====== MATERIAL
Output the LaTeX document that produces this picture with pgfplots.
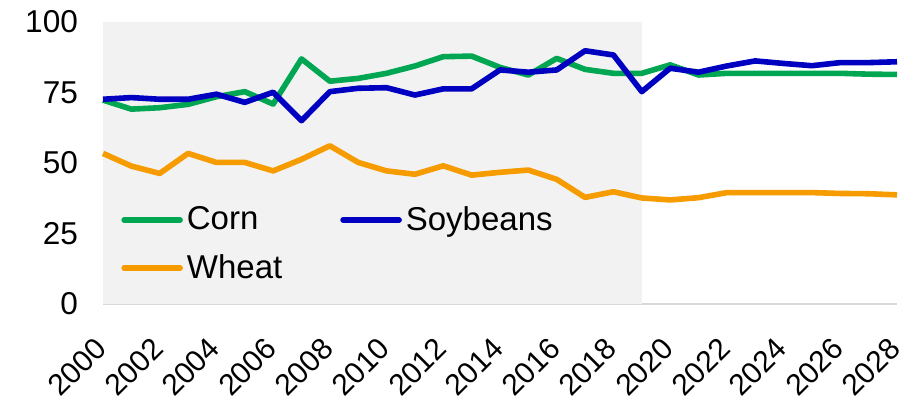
\documentclass[border=0pt]{standalone}
\usepackage{pgfplots}
\pgfplotsset{compat=1.18}
\usepackage{fontspec}
\setmainfont{Liberation Sans}

\definecolor{corn}{RGB}{0,166,81}
\definecolor{soy}{RGB}{0,0,192}
\definecolor{wheat}{RGB}{246,155,0}
\definecolor{bgshade}{RGB}{242,242,242}
\definecolor{axisgray}{RGB}{217,217,217}

\begin{document}
\begin{tikzpicture}
\begin{axis}[
  at={(0,0)}, anchor=south west,
  scale only axis,
  width=397pt, height=141pt,
  xmin=2000, xmax=2028,
  ymin=0, ymax=100,
  xtick={2000,2002,...,2028},
  ytick={0,25,50,75,100},
  major tick length=0pt,
  axis x line*=bottom,
  axis y line*=left,
  x axis line style={draw=axisgray, line width=1pt},
  y axis line style={draw=none},
  ytick style={draw=none},
  xtick style={draw=none},
  /pgf/number format/1000 sep={},
  /pgf/number format/assume math mode=true,
  yticklabel style={font=\fontsize{15.8}{19}\selectfont, anchor=east, xshift=-9pt},
  xticklabel style={font=\fontsize{15}{18}\selectfont, rotate=45, anchor=east, xshift=-11.2pt, yshift=-13.2pt},
  legend columns=2,
  legend style={draw=none, fill=none, at={(rel axis cs:0.015,0.213)}, anchor=west,
    font=\fontsize{16.5}{19}\selectfont, row sep=6.5pt,
    /tikz/every even column/.append style={column sep=27pt}},
  legend cell align=left,
  legend image code/.code={\draw[#1, line width=2.8pt, line cap=round] (0pt,0pt) -- (28pt,0pt);},
  every axis plot/.append style={line width=2.8pt, line join=round, mark=none},
  clip=false,
]
% shaded span of the historical years
\fill[bgshade] (axis cs:2000,0) rectangle (axis cs:2019,100);

\addplot[corn] coordinates {
(2000,72.3) (2001,69.1) (2002,69.6) (2003,70.8) (2004,73.5) (2005,75.3) (2006,70.9)
(2007,86.9) (2008,79.0) (2009,80.0) (2010,81.8) (2011,84.4) (2012,87.7) (2013,87.9)
(2014,83.9) (2015,81.2) (2016,87.1) (2017,83.2) (2018,81.8) (2019,81.8) (2020,84.8)
(2021,81.2) (2022,81.8) (2023,81.8) (2024,81.8) (2025,81.8) (2026,81.8) (2027,81.5)
(2028,81.4)};
\addlegendentry{Corn}

\addplot[soy] coordinates {
(2000,72.6) (2001,73.2) (2002,72.6) (2003,72.6) (2004,74.4) (2005,71.5) (2006,75.1)
(2007,65.0) (2008,75.3) (2009,76.5) (2010,76.7) (2011,74.1) (2012,76.3) (2013,76.3)
(2014,83.0) (2015,82.2) (2016,83.0) (2017,89.8) (2018,88.3) (2019,75.3) (2020,83.6)
(2021,82.2) (2022,84.4) (2023,86.2) (2024,85.3) (2025,84.5) (2026,85.6) (2027,85.6)
(2028,85.9)};
\addlegendentry{Soybeans}

\addplot[wheat] coordinates {
(2000,53.4) (2001,48.9) (2002,46.3) (2003,53.4) (2004,50.2) (2005,50.2) (2006,47.2)
(2007,51.3) (2008,56.1) (2009,50.2) (2010,47.2) (2011,46.0) (2012,49.0) (2013,45.7)
(2014,46.7) (2015,47.5) (2016,44.2) (2017,37.8) (2018,39.8) (2019,37.6) (2020,36.9)
(2021,37.7) (2022,39.5) (2023,39.5) (2024,39.5) (2025,39.5) (2026,39.2) (2027,39.1)
(2028,38.7)};
\addlegendentry{Wheat}
\end{axis}
\pgfresetboundingbox
\useasboundingbox (-51.5pt,-48pt) rectangle (408pt,152pt);
\end{tikzpicture}
\end{document}
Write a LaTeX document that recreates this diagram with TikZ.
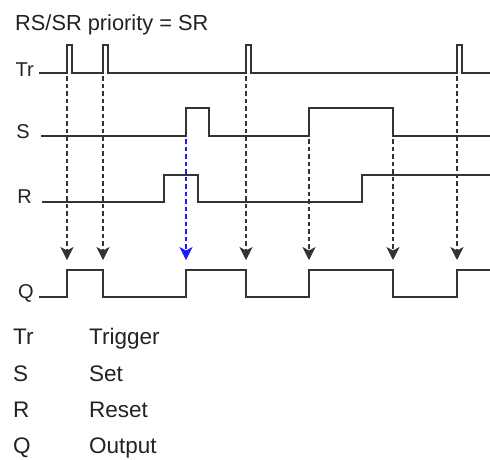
\documentclass[tikz,border=0pt]{standalone}
\usepackage{fontspec}
\setmainfont{Liberation Sans}
\usetikzlibrary{arrows.meta}
\definecolor{wave}{HTML}{333333}
\definecolor{txt}{HTML}{222222}
\definecolor{blu}{HTML}{1A1AFF}
\begin{document}
\begin{tikzpicture}[x=1pt,y=-1pt,
  wavel/.style={draw=wave,line width=2pt,line join=miter},
  dasharrow/.style={draw=wave,line width=1.3pt,dash pattern=on 4.5pt off 3pt,
    -{Stealth[length=13pt,width=13pt,inset=3.5pt]}},
  bluearrow/.style={dasharrow,draw=blu,color=blu},
  lab/.style={anchor=base east,inner sep=0pt,text=txt,font=\fontsize{20}{24}\selectfont},
  ttl/.style={anchor=base west,inner sep=0pt,text=txt,font=\fontsize{21.8}{26}\selectfont},
  leg/.style={anchor=base west,inner sep=0pt,text=txt,font=\fontsize{22.5}{27}\selectfont}]
\useasboundingbox (0,0) rectangle (490,459);
% title
\node[ttl] (title) at (15,30) {RS/SR priority = SR};
% signal labels
\node[lab] (lTr) at (34,76) {Tr};
\node[lab] (lS) at (30,138) {S};
\node[lab] (lR) at (32,203) {R};
\node[lab] (lQ) at (34,298) {Q};
% waveforms
\draw[wavel] (39,73) -- (67,73) -- (67,45) -- (72,45) -- (72,73) -- (103,73) -- (103,45) -- (108,45) -- (108,73)
  -- (246,73) -- (246,45) -- (251,45) -- (251,73) -- (457,73) -- (457,45) -- (462,45) -- (462,73) -- (491,73);
\draw[wavel] (41,136) -- (186,136) -- (186,108) -- (209,108) -- (209,136) -- (309,136) -- (309,108)
  -- (393,108) -- (393,136) -- (491,136);
\draw[wavel] (42,202) -- (164,202) -- (164,175) -- (198,175) -- (198,202) -- (362,202) -- (362,175) -- (491,175);
\draw[wavel] (39,297) -- (67,297) -- (67,270) -- (103,270) -- (103,297) -- (186,297) -- (186,270)
  -- (246,270) -- (246,297) -- (309,297) -- (309,270) -- (393,270) -- (393,297) -- (457,297) -- (457,270) -- (491,270);
% event coordinates
\coordinate (a1) at (67,76);  \coordinate (b1) at (67,260);
\coordinate (a2) at (103,76); \coordinate (b2) at (103,260);
\coordinate (a3) at (186,139); \coordinate (b3) at (186,260);
\coordinate (a4) at (246,76); \coordinate (b4) at (246,260);
\coordinate (a5) at (309,139); \coordinate (b5) at (309,260);
\coordinate (a6) at (393,139); \coordinate (b6) at (393,260);
\coordinate (a7) at (457,76); \coordinate (b7) at (457,260);
\draw[dasharrow] (a1) -- (b1);
\draw[dasharrow] (a2) -- (b2);
\draw[bluearrow] (a3) -- (b3);
\draw[dasharrow] (a4) -- (b4);
\draw[dasharrow] (a5) -- (b5);
\draw[dasharrow] (a6) -- (b6);
\draw[dasharrow] (a7) -- (b7);
% legend
\node[leg] (k1) at (13,344) {Tr};
\node[leg] (v1) at (89,344) {Trigger};
\node[leg] (k2) at (13,381) {S};
\node[leg] (v2) at (89,381) {Set};
\node[leg] (k3) at (13,417) {R};
\node[leg] (v3) at (89,417) {Reset};
\node[leg] (k4) at (13,453) {Q};
\node[leg] (v4) at (89,453) {Output};
\end{tikzpicture}
\end{document}
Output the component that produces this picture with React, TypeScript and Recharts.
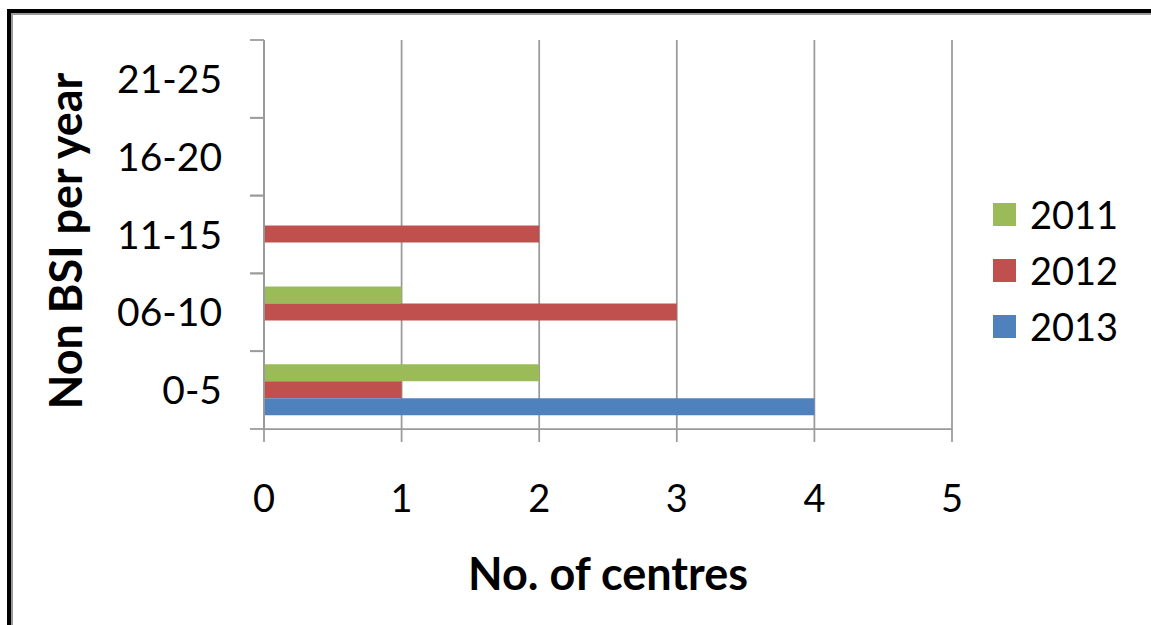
import { BarChart, Bar, XAxis, YAxis, CartesianGrid, Legend } from 'recharts'

// Non BSI per year ranges, listed top to bottom as drawn
const categories = ['21-25', '16-20', '11-15', '06-10', '0-5']
const values2011 = [0, 0, 0, 1, 2]
const values2012 = [0, 0, 2, 3, 1]
const values2013 = [0, 0, 0, 0, 4]
const seriesNames = ['2011', '2012', '2013']
const seriesColors = ['#9BBB59', '#C0504D', '#4F81BD']
const xTicks = [0, 1, 2, 3, 4, 5]

const chartData = categories.map((cat, i) => ({
  cat,
  y2011: values2011[i],
  y2012: values2012[i],
  y2013: values2013[i],
}))

const FONT = 'Lato, "Open Sans", sans-serif'
const GRAY = '#9a9a9a'
const Y_TICK_MARGIN = 42
const Y_TICK_LEN = 14

// category label plus Excel-style tick marks on the band edges
function CategoryTick(props: any) {
  const { x, y, payload } = props
  const axisX = x + Y_TICK_MARGIN
  const half = payload && payload.offset ? payload.offset : 39
  return (
    <g>
      <text x={x} y={y} dy="0.36em" textAnchor="end" fill="#000" fontSize={39} fontFamily={FONT}>
        {payload.value}
      </text>
      <line x1={axisX - Y_TICK_LEN} x2={axisX} y1={y - half} y2={y - half} stroke={GRAY} strokeWidth={1.75} />
      <line x1={axisX - Y_TICK_LEN} x2={axisX} y1={y + half} y2={y + half} stroke={GRAY} strokeWidth={1.75} />
    </g>
  )
}

function LegendList({ payload }: any) {
  return (
    <div style={{ fontFamily: FONT, fontSize: 38, color: '#000' }}>
      {(payload || []).map((entry: any) => (
        <div key={entry.value} style={{ display: 'flex', alignItems: 'center', height: 56 }}>
          <span
            style={{ width: 23, height: 23, background: entry.color, marginRight: 14, display: 'inline-block' }}
          />
          <span>{entry.value}</span>
        </div>
      ))}
    </div>
  )
}

export default function App() {
  return (
    <div
      style={{
        position: 'absolute',
        left: 0,
        top: 0,
        width: 1151,
        height: 625,
        overflow: 'hidden',
        background: '#fff',
      }}
    >
      {/* frame (right / bottom edges fall outside the picture) */}
      <div
        style={{
          position: 'absolute',
          left: 7,
          top: 9,
          width: 1300,
          height: 800,
          borderLeft: '4px solid #000',
          borderTop: '4px solid #000',
          boxShadow: 'inset 2px 2px 0 #9a9a9a',
        }}
      />
      <div style={{ position: 'absolute', left: 0, top: 0 }}>
        <BarChart
          width={1151}
          height={625}
          data={chartData}
          layout="vertical"
          margin={{ top: 40, right: 199, bottom: 0, left: 124 }}
          barGap={0}
          barSize={17}
        >
          <CartesianGrid horizontal={false} stroke={GRAY} strokeWidth={1.75} />
          <XAxis
            type="number"
            domain={[0, 5]}
            ticks={xTicks}
            interval={0}
            height={196}
            tickSize={13}
            tickMargin={43}
            axisLine={{ stroke: GRAY, strokeWidth: 1.75 }}
            tickLine={{ stroke: GRAY, strokeWidth: 1.75 }}
            tick={{ fill: '#000', fontSize: 38, fontFamily: FONT }}
            label={{
              value: 'No. of centres',
              position: 'insideBottom',
              offset: 35,
              fill: '#000',
              fontSize: 45,
              fontWeight: 'bold',
              fontFamily: FONT,
            }}
          />
          <YAxis
            type="category"
            dataKey="cat"
            width={140}
            axisLine={{ stroke: GRAY, strokeWidth: 1.75 }}
            tickLine={false}
            tickSize={0}
            tickMargin={Y_TICK_MARGIN}
            interval={0}
            tick={<CategoryTick />}
            label={{
              content: () => (
                <text
                  x={0}
                  y={0}
                  transform="translate(82, 241) rotate(-90)"
                  textAnchor="middle"
                  fill="#000"
                  fontSize={45}
                  fontWeight="bold"
                  fontFamily={FONT}
                >
                  Non BSI per year
                </text>
              ),
            }}
          />
          <Legend
            layout="horizontal"
            verticalAlign="middle"
            align="center"
            content={<LegendList />}
            wrapperStyle={{ left: 993, top: 186, width: 160, height: 170 }}
          />
          <Bar dataKey="y2011" name={seriesNames[0]} fill={seriesColors[0]} isAnimationActive={false} />
          <Bar dataKey="y2012" name={seriesNames[1]} fill={seriesColors[1]} isAnimationActive={false} />
          <Bar dataKey="y2013" name={seriesNames[2]} fill={seriesColors[2]} isAnimationActive={false} />
        </BarChart>
      </div>
    </div>
  )
}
============
**STATED EXERCISE:** The lines from the top of the data above through the one holding "rectangle (axis cs:2019,100);" are to be repeated exactly, and only those, with no pictures.

**EXPECTED OUTPUT:**
Output the LaTeX document that produces this picture with pgfplots.
\documentclass[border=0pt]{standalone}
\usepackage{pgfplots}
\pgfplotsset{compat=1.18}
\usepackage{fontspec}
\setmainfont{Liberation Sans}

\definecolor{corn}{RGB}{0,166,81}
\definecolor{soy}{RGB}{0,0,192}
\definecolor{wheat}{RGB}{246,155,0}
\definecolor{bgshade}{RGB}{242,242,242}
\definecolor{axisgray}{RGB}{217,217,217}

\begin{document}
\begin{tikzpicture}
\begin{axis}[
  at={(0,0)}, anchor=south west,
  scale only axis,
  width=397pt, height=141pt,
  xmin=2000, xmax=2028,
  ymin=0, ymax=100,
  xtick={2000,2002,...,2028},
  ytick={0,25,50,75,100},
  major tick length=0pt,
  axis x line*=bottom,
  axis y line*=left,
  x axis line style={draw=axisgray, line width=1pt},
  y axis line style={draw=none},
  ytick style={draw=none},
  xtick style={draw=none},
  /pgf/number format/1000 sep={},
  /pgf/number format/assume math mode=true,
  yticklabel style={font=\fontsize{15.8}{19}\selectfont, anchor=east, xshift=-9pt},
  xticklabel style={font=\fontsize{15}{18}\selectfont, rotate=45, anchor=east, xshift=-11.2pt, yshift=-13.2pt},
  legend columns=2,
  legend style={draw=none, fill=none, at={(rel axis cs:0.015,0.213)}, anchor=west,
    font=\fontsize{16.5}{19}\selectfont, row sep=6.5pt,
    /tikz/every even column/.append style={column sep=27pt}},
  legend cell align=left,
  legend image code/.code={\draw[#1, line width=2.8pt, line cap=round] (0pt,0pt) -- (28pt,0pt);},
  every axis plot/.append style={line width=2.8pt, line join=round, mark=none},
  clip=false,
]
% shaded span of the historical years
\fill[bgshade] (axis cs:2000,0) rectangle (axis cs:2019,100);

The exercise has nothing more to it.